Heaths and Heathers Plant Profile

During the winter months I thought it would be fun to showcase plant profiles of my favorite garden workhorse plants and new plants I'm interested in growing. This week's plant profile are some of my favorite plants, heaths and heathers.

Heaths and heathers (Erica Carnea) are hardy woody, perennial shrubs that make good ground cover and add a great deal of color and structure to the garden. Heaths have needle-like leaves that are dense and bell-shaped flowers. Heathers have leaves that feature flowers on one side of the branch. Most heaths have larger shaped bell flowers although some feature smaller flowers like heathers. Heaths and heathers have shrubs that flower in spring, summer and winter months, some for three months time. These plants can sport either evergreen leaves or colored leaves, some in lime green, creams, oranges and reds.
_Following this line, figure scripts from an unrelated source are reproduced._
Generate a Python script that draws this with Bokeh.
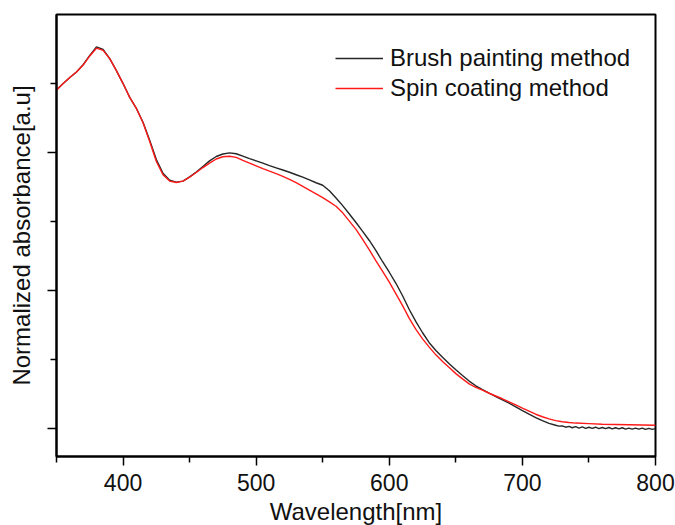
from bokeh.plotting import figure
from bokeh.models import FixedTicker, Range1d, Legend, LegendItem, CustomJSTickFormatter
from bokeh.embed import file_html
from bokeh.resources import INLINE

FONT = "Liberation Sans"

# Wavelength grid (nm) for the main part of both spectra
wl_main = [350, 355, 360, 365, 370, 375, 380, 385, 390, 395,
           400, 405, 410, 415, 420, 425, 430, 435, 440, 445,
           450, 455, 460, 465, 470, 475, 480, 485, 490, 495,
           500, 505, 510, 515, 520, 525, 530, 535, 540, 545,
           550, 555, 560, 565, 570, 575, 580, 585, 590, 595,
           600, 605, 610, 615, 620, 625, 630, 635, 640, 645,
           650, 655, 660, 665, 670, 675, 680, 685, 690, 695,
           700, 705, 710, 715, 720]

# Brush painting film, normalized absorbance
brush_main = [1.227, 1.250, 1.272, 1.292, 1.318, 1.352, 1.383, 1.374, 1.340, 1.297,
              1.250, 1.200, 1.160, 1.110, 1.045, 0.975, 0.925, 0.900, 0.893, 0.897,
              0.912, 0.930, 0.950, 0.970, 0.986, 0.995, 0.999, 0.996, 0.987, 0.978,
              0.970, 0.962, 0.953, 0.945, 0.937, 0.929, 0.920, 0.911, 0.901, 0.891,
              0.882, 0.862, 0.836, 0.808, 0.778, 0.747, 0.715, 0.682, 0.645, 0.605,
              0.567, 0.527, 0.482, 0.432, 0.388, 0.348, 0.312, 0.284, 0.259, 0.236,
              0.214, 0.193, 0.173, 0.156, 0.142, 0.129, 0.117, 0.105, 0.093, 0.080,
              0.066, 0.053, 0.041, 0.030, 0.020]
# Noisy baseline of the brush painting film
wl_brush_tail = [725, 727.5, 730, 732.5, 735, 737.5, 740, 742.5, 745, 747.5,
                 750, 752.5, 755, 757.5, 760, 762.5, 765, 767.5, 770, 772.5,
                 775, 777.5, 780, 782.5, 785, 787.5, 790, 792.5, 795, 797.5, 800]
brush_tail = [0.013, 0.010, 0.011, 0.006, 0.009, 0.004, 0.008, 0.003, 0.007, 0.002,
              0.006, 0.002, 0.006, 0.001, 0.005, 0.001, 0.005, 0.000, 0.004, 0.000,
              0.004, -0.001, 0.003, -0.001, 0.003, -0.001, 0.003, -0.002, 0.002, -0.002, 0.001]

# Spin coating film, normalized absorbance
spin_main = [1.227, 1.250, 1.272, 1.292, 1.317, 1.350, 1.378, 1.370, 1.340, 1.297,
             1.250, 1.200, 1.160, 1.108, 1.040, 0.968, 0.920, 0.897, 0.892, 0.897,
             0.911, 0.928, 0.946, 0.962, 0.977, 0.985, 0.987, 0.983, 0.972, 0.962,
             0.952, 0.942, 0.933, 0.924, 0.914, 0.903, 0.891, 0.878, 0.864, 0.851,
             0.837, 0.822, 0.806, 0.782, 0.752, 0.722, 0.686, 0.648, 0.608, 0.570,
             0.531, 0.489, 0.446, 0.400, 0.360, 0.326, 0.296, 0.268, 0.244, 0.222,
             0.200, 0.181, 0.163, 0.150, 0.140, 0.129, 0.119, 0.109, 0.098, 0.087,
             0.075, 0.064, 0.053, 0.044, 0.036]
wl_spin_tail = [725, 730, 735, 740, 750, 760, 770, 780, 790, 800]
spin_tail = [0.030, 0.026, 0.023, 0.021, 0.019, 0.017, 0.016, 0.015, 0.014, 0.013]

wl_brush = wl_main + wl_brush_tail
brush = brush_main + brush_tail
wl_spin = wl_main + wl_spin_tail
spin = spin_main + spin_tail

x_major = [400, 500, 600, 700, 800]
x_minor = [350, 450, 550, 650, 750]
y_major = [0.0, 0.5, 1.0]
y_minor = [0.25, 0.75, 1.25]

p = figure(frame_width=599, frame_height=442,
           min_border_left=56, min_border_right=20,
           min_border_top=14, min_border_bottom=69,
           x_range=Range1d(350, 800), y_range=Range1d(-0.1, 1.5),
           output_backend="svg", toolbar_location=None,
           background_fill_color="white", border_fill_color="white")

p.grid.visible = False
p.outline_line_color = "black"
p.outline_line_width = 2

r_brush = p.line(wl_brush, brush, line_color="#262626", line_width=1.4)
r_spin = p.line(wl_spin, spin, line_color="#ff1a1a", line_width=1.4)

p.xaxis.ticker = FixedTicker(ticks=x_major, minor_ticks=x_minor)
p.yaxis.ticker = FixedTicker(ticks=y_major, minor_ticks=y_minor)

for ax in (p.xaxis[0], p.yaxis[0]):
    ax.axis_line_width = 2
    ax.axis_line_color = "black"
    ax.major_tick_line_width = 1.5
    ax.minor_tick_line_width = 1.5
    ax.major_tick_in = 0
    ax.major_tick_out = 9
    ax.minor_tick_in = 0
    ax.minor_tick_out = 6
    ax.axis_label_text_font = FONT
    ax.axis_label_text_font_style = "normal"
    ax.axis_label_text_color = "#111111"
    ax.major_label_text_font = FONT
    ax.major_label_text_color = "#111111"

p.xaxis.axis_label = "Wavelength[nm]"
p.xaxis.axis_label_text_font_size = "24px"
p.xaxis.major_label_text_font_size = "23px"
p.xaxis.major_label_standoff = 8
p.xaxis.axis_label_standoff = 4

# the absorbance axis carries ticks only, no numbers
p.yaxis.axis_label = "Normalized absorbance[a.u]"
p.yaxis.axis_label_text_font_size = "24px"
p.yaxis.formatter = CustomJSTickFormatter(code="return '';")
p.yaxis.major_label_standoff = 0
p.yaxis.axis_label_standoff = 13

legend = Legend(items=[LegendItem(label="Brush painting method", renderers=[r_brush]),
                       LegendItem(label="Spin coating method", renderers=[r_spin])],
                location=(279, 353), orientation="vertical",
                padding=0, margin=0, spacing=0,
                glyph_width=48, glyph_height=30, label_height=30,
                label_standoff=7,
                label_text_font=FONT, label_text_font_size="24px",
                label_text_color="#111111",
                border_line_color=None, background_fill_alpha=0)
p.add_layout(legend)

open("out.html", "w").write(file_html(p, INLINE))
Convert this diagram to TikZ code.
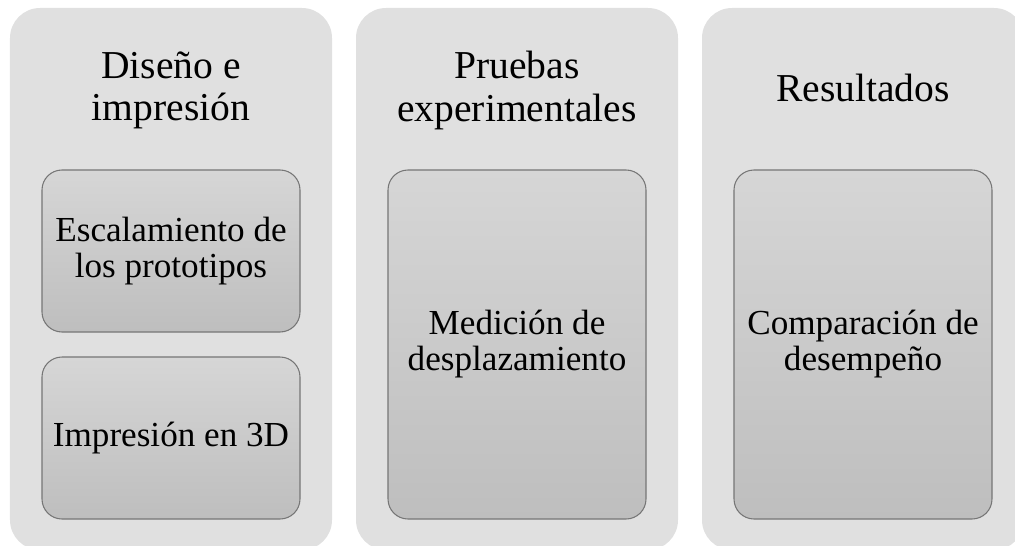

Many of the winter shrubs have bright leaf foliage which makes them a great addition to your cold weather garden. Plants can grow close to the ground at six to eight inches tall up to two feet tall and wide. The flower colors range from lavenders, pinks, white and reds, with single and double flower varieties.

Heaths and heathers are not fussy about planting but do need good draining soil. They like acid soil and must have good draining soil because their roots are very delicate. Once established for a year in the garden they are low maintenance and drought tolerant. Water your heaths and heathers weekly during the first year so the roots do not dry out. Heaths and heathers do not like soggy roots. The plants do not need fertilizer but if you want to add some an acid fertilizer made for rhododendrons and azaleas would work fine. Mulching works well for cold weather around the base of the plant, I would advise mulching for the first year in the garden. The general rule of thumb is to trim heaths and heathers right after they bloom. Remove the flowers from the plant and shape but do not cut down further into the wood unless you need to regenerate a plant that is sickly. Heather flowers grow on new wood. Heaths and Heathers require six hours of full sun a day. Here on the north coast they manage very well as long as they are planted in a sunny location.